» **GIVEN PROBLEM**:
Set down the data below from its first line to the line holding "(0,0) rectangle (926,830);", inclusive; omit all pictures.
— begin GIVEN DATA —
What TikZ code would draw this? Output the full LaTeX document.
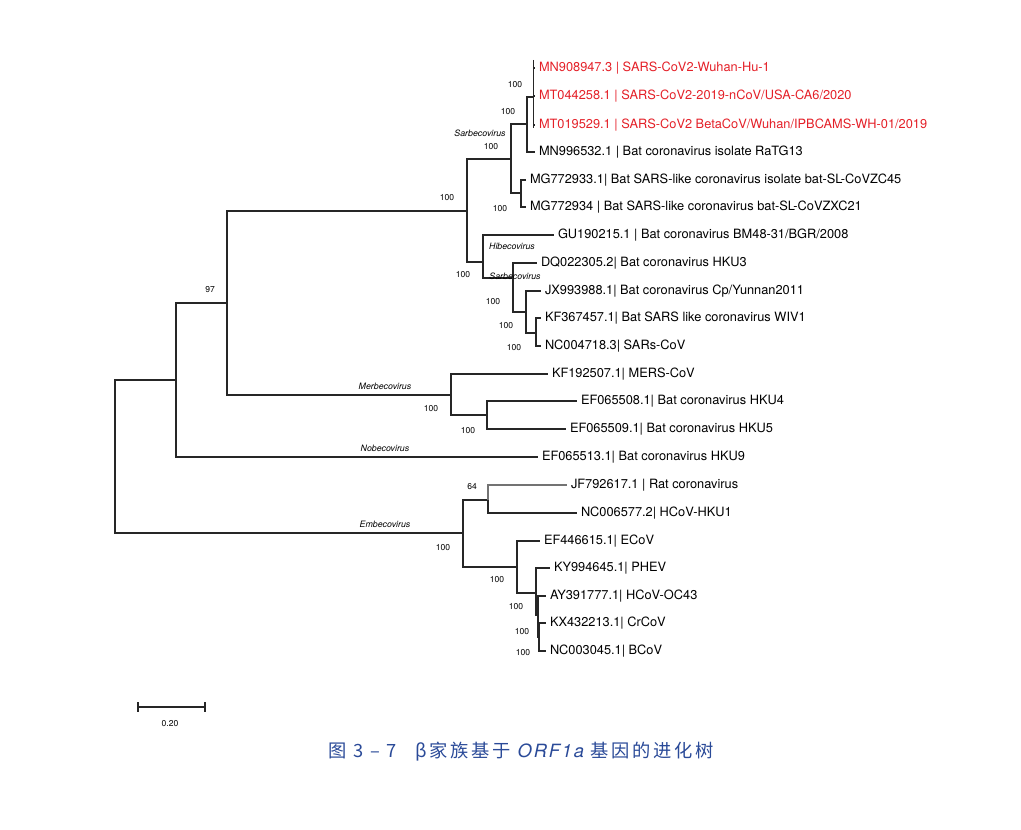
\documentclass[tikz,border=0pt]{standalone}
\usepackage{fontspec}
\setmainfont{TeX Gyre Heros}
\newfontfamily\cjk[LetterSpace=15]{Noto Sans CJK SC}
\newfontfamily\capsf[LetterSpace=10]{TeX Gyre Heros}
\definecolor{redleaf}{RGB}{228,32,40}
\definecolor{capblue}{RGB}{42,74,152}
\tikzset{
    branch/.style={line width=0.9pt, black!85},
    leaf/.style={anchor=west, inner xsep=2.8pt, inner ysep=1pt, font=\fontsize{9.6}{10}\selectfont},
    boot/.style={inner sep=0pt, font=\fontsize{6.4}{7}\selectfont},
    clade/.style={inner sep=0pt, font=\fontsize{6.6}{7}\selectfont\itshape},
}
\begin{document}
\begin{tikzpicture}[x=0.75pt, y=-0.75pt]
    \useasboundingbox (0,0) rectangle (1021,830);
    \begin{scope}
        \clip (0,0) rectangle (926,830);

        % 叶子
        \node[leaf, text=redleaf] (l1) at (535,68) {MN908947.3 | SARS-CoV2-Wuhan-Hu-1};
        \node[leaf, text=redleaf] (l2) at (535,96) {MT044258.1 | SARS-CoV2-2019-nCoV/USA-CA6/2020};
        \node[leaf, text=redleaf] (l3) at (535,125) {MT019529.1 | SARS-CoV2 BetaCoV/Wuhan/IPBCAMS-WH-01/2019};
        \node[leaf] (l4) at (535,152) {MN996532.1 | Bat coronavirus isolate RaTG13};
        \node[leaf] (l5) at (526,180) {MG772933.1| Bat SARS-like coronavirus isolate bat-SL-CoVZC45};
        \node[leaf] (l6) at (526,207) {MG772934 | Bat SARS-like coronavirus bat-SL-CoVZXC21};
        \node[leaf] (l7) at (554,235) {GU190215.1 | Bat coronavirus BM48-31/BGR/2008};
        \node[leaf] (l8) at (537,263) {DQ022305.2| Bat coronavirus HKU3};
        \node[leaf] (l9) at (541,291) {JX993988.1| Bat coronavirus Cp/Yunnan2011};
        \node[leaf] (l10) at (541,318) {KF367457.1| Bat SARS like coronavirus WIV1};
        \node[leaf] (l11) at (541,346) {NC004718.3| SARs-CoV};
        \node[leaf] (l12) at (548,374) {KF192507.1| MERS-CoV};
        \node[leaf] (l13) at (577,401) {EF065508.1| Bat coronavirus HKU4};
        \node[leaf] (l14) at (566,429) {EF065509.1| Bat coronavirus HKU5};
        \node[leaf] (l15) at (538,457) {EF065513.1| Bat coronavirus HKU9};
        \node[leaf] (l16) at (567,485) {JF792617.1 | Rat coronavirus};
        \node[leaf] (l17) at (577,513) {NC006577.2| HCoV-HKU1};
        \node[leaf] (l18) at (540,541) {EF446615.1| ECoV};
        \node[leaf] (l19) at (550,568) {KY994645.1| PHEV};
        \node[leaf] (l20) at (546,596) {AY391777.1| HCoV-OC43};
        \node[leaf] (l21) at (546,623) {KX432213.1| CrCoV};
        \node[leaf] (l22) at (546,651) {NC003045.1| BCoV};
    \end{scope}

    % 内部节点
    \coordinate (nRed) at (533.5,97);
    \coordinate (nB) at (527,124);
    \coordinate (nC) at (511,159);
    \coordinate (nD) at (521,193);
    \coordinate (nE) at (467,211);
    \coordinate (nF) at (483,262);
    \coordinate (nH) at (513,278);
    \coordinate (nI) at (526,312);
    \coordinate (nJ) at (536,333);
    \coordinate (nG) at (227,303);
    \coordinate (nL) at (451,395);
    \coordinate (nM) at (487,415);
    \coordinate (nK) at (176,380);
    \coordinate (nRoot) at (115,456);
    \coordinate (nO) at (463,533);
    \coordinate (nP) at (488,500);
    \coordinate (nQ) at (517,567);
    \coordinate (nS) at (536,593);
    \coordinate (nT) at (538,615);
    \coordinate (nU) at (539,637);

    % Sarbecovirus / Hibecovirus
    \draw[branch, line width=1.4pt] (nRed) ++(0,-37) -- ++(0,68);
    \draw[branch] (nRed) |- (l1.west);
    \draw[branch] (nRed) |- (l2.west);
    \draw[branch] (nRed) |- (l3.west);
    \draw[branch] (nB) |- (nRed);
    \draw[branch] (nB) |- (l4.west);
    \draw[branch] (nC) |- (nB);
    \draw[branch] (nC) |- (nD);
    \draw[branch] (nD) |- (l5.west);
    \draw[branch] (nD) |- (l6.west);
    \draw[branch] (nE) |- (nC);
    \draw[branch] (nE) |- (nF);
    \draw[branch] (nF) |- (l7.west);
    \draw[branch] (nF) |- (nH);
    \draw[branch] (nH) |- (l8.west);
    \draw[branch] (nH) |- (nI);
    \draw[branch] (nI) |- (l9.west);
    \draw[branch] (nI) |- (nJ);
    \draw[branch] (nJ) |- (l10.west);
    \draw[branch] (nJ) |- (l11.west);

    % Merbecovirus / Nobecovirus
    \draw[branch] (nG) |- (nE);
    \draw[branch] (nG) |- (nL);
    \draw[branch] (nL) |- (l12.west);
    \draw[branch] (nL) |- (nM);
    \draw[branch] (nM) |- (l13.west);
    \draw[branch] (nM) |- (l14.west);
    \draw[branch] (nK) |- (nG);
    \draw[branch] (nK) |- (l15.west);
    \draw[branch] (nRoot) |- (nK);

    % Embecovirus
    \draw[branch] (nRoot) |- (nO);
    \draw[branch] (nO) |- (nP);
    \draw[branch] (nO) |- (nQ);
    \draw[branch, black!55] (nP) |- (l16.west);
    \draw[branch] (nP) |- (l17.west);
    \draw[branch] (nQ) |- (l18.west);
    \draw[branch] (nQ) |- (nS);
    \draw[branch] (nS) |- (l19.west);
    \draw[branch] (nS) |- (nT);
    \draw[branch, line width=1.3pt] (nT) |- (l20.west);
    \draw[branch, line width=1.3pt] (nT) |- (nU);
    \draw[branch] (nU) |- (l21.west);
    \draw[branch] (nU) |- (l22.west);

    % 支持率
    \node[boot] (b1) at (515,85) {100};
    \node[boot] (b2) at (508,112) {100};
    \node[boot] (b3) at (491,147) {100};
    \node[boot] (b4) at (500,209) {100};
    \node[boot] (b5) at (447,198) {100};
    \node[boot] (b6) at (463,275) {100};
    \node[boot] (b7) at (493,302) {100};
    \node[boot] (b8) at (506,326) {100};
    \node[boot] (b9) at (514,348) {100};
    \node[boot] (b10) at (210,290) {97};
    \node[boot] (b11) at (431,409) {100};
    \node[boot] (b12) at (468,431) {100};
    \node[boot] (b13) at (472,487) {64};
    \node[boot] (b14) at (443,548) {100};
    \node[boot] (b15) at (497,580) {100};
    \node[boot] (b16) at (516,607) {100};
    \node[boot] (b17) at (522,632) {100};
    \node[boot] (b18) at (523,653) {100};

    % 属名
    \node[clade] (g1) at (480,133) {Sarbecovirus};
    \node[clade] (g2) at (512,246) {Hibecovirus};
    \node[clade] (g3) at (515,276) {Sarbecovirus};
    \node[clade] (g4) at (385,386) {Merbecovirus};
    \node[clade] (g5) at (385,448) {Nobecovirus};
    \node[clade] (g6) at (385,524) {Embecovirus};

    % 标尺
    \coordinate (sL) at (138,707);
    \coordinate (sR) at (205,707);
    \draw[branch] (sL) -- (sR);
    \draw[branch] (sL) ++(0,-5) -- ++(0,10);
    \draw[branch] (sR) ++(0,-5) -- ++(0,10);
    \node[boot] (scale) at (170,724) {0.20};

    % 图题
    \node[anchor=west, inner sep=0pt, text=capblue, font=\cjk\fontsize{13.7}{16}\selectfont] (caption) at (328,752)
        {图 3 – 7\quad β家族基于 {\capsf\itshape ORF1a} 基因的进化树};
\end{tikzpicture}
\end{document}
— end GIVEN DATA —
» **ANSWER TO THE TASK**:
What TikZ code would draw this? Output the full LaTeX document.
\documentclass[tikz,border=0pt]{standalone}
\usepackage{fontspec}
\setmainfont{TeX Gyre Heros}
\newfontfamily\cjk[LetterSpace=15]{Noto Sans CJK SC}
\newfontfamily\capsf[LetterSpace=10]{TeX Gyre Heros}
\definecolor{redleaf}{RGB}{228,32,40}
\definecolor{capblue}{RGB}{42,74,152}
\tikzset{
    branch/.style={line width=0.9pt, black!85},
    leaf/.style={anchor=west, inner xsep=2.8pt, inner ysep=1pt, font=\fontsize{9.6}{10}\selectfont},
    boot/.style={inner sep=0pt, font=\fontsize{6.4}{7}\selectfont},
    clade/.style={inner sep=0pt, font=\fontsize{6.6}{7}\selectfont\itshape},
}
\begin{document}
\begin{tikzpicture}[x=0.75pt, y=-0.75pt]
    \useasboundingbox (0,0) rectangle (1021,830);
    \begin{scope}
        \clip (0,0) rectangle (926,830);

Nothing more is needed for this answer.